In other exemplary embodiments, the top surface of rails 44, 44C may be usefully shaped to help fire resistance. Referring now to FIG. 6, rail 44A is provided with a slope, which directs water towards internal portions of the pallet or ensures that water will flow through lower portions of the pallet to goods or additional pallets below, rather than allowing water to possibly flow outward, as when the rail 44a is flat or fully crowned. Referring now to FIG. 7, exemplary rail 44B has a surface which is concave or grooved, such that water flows through holes 62 provided in lower portions of rail 44B and onto goods or additional pallets below, rather than allowing water to possibly flow outward. Similarly, FIG. 8 illustrates an exemplary rail 44E having a corrugated surface for the similar purpose. Such base portion surface contouring, which contouring selectively directs water, may similarly be applied to base portions provided underneath holes in said deck.
It should be noted that the perforations in the deck and other parts of the pallet need not be round. For example, slots, among other configurations, may be used. At any location, more than one hole may be placed. The holes may also be of various sizes. As should be evident, the different features described can be combined with each other. Pallet materials may comprise plastics, metals, wood, and the like, as well as combinations of the foregoing.
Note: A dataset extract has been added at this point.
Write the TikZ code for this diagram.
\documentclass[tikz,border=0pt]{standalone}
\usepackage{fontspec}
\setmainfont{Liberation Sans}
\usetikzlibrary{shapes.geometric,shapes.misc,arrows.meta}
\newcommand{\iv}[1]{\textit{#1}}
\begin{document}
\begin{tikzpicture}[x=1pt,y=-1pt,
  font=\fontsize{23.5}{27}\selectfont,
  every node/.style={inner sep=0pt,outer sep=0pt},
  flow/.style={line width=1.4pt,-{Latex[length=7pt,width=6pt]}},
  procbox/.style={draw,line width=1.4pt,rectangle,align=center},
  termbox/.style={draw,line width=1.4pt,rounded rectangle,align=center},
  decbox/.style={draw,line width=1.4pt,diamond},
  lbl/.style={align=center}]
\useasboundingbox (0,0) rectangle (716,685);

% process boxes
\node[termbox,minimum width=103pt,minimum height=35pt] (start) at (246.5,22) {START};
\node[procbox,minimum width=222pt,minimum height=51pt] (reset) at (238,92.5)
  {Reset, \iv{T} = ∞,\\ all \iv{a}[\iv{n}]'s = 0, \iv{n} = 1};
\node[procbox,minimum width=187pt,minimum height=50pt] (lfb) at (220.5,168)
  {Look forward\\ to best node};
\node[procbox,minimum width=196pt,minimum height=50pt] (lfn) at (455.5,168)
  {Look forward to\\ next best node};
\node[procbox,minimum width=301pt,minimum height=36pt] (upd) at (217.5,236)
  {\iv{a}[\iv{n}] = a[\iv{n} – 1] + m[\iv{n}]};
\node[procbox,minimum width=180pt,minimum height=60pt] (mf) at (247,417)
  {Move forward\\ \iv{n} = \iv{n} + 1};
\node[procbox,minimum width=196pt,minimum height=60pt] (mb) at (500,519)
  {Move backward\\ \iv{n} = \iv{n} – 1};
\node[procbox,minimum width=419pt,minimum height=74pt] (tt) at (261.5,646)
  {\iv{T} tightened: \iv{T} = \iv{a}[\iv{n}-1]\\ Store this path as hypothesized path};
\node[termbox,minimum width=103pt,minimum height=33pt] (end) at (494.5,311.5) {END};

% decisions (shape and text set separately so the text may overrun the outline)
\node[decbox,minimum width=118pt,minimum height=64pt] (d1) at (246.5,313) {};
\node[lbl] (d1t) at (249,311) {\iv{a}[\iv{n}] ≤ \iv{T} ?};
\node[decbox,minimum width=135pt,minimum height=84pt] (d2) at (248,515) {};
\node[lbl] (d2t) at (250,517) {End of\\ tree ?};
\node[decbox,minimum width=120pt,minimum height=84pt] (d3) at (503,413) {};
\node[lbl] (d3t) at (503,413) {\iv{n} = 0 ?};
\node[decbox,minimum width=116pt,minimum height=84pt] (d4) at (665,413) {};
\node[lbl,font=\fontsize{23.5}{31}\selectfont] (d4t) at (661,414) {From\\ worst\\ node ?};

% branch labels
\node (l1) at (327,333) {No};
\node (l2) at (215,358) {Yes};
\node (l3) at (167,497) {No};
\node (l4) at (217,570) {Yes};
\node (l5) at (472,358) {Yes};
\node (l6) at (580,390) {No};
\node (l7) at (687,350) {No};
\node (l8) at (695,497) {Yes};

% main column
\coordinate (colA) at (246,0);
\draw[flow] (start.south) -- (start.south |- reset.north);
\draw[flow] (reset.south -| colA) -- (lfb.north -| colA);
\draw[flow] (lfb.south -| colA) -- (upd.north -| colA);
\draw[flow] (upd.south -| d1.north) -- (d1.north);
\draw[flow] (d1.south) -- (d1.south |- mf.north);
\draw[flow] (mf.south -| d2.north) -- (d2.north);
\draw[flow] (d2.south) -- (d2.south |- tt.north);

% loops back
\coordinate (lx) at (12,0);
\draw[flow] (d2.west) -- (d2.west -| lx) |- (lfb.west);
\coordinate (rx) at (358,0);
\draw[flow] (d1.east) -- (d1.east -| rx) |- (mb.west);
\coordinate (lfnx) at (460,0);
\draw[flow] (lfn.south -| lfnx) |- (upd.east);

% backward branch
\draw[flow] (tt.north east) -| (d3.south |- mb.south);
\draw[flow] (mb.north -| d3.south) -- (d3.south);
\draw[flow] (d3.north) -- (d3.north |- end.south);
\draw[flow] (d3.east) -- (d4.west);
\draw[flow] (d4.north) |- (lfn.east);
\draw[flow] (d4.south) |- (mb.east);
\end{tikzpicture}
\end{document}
Accordingly, the present disclosure provides a water flow control system for a pallet, which selectively directs water deposited on upper surfaces of a pallet by fire sprinkler systems to lower portions of the pallet that may gain additional fire resistance from exposure to such water.
While exemplary embodiments have been shown and described, various modifications and substitutions may be made thereto without departing from the spirit and scope of the invention. It is to be understood that the present invention has been described by way of illustration and not limitation.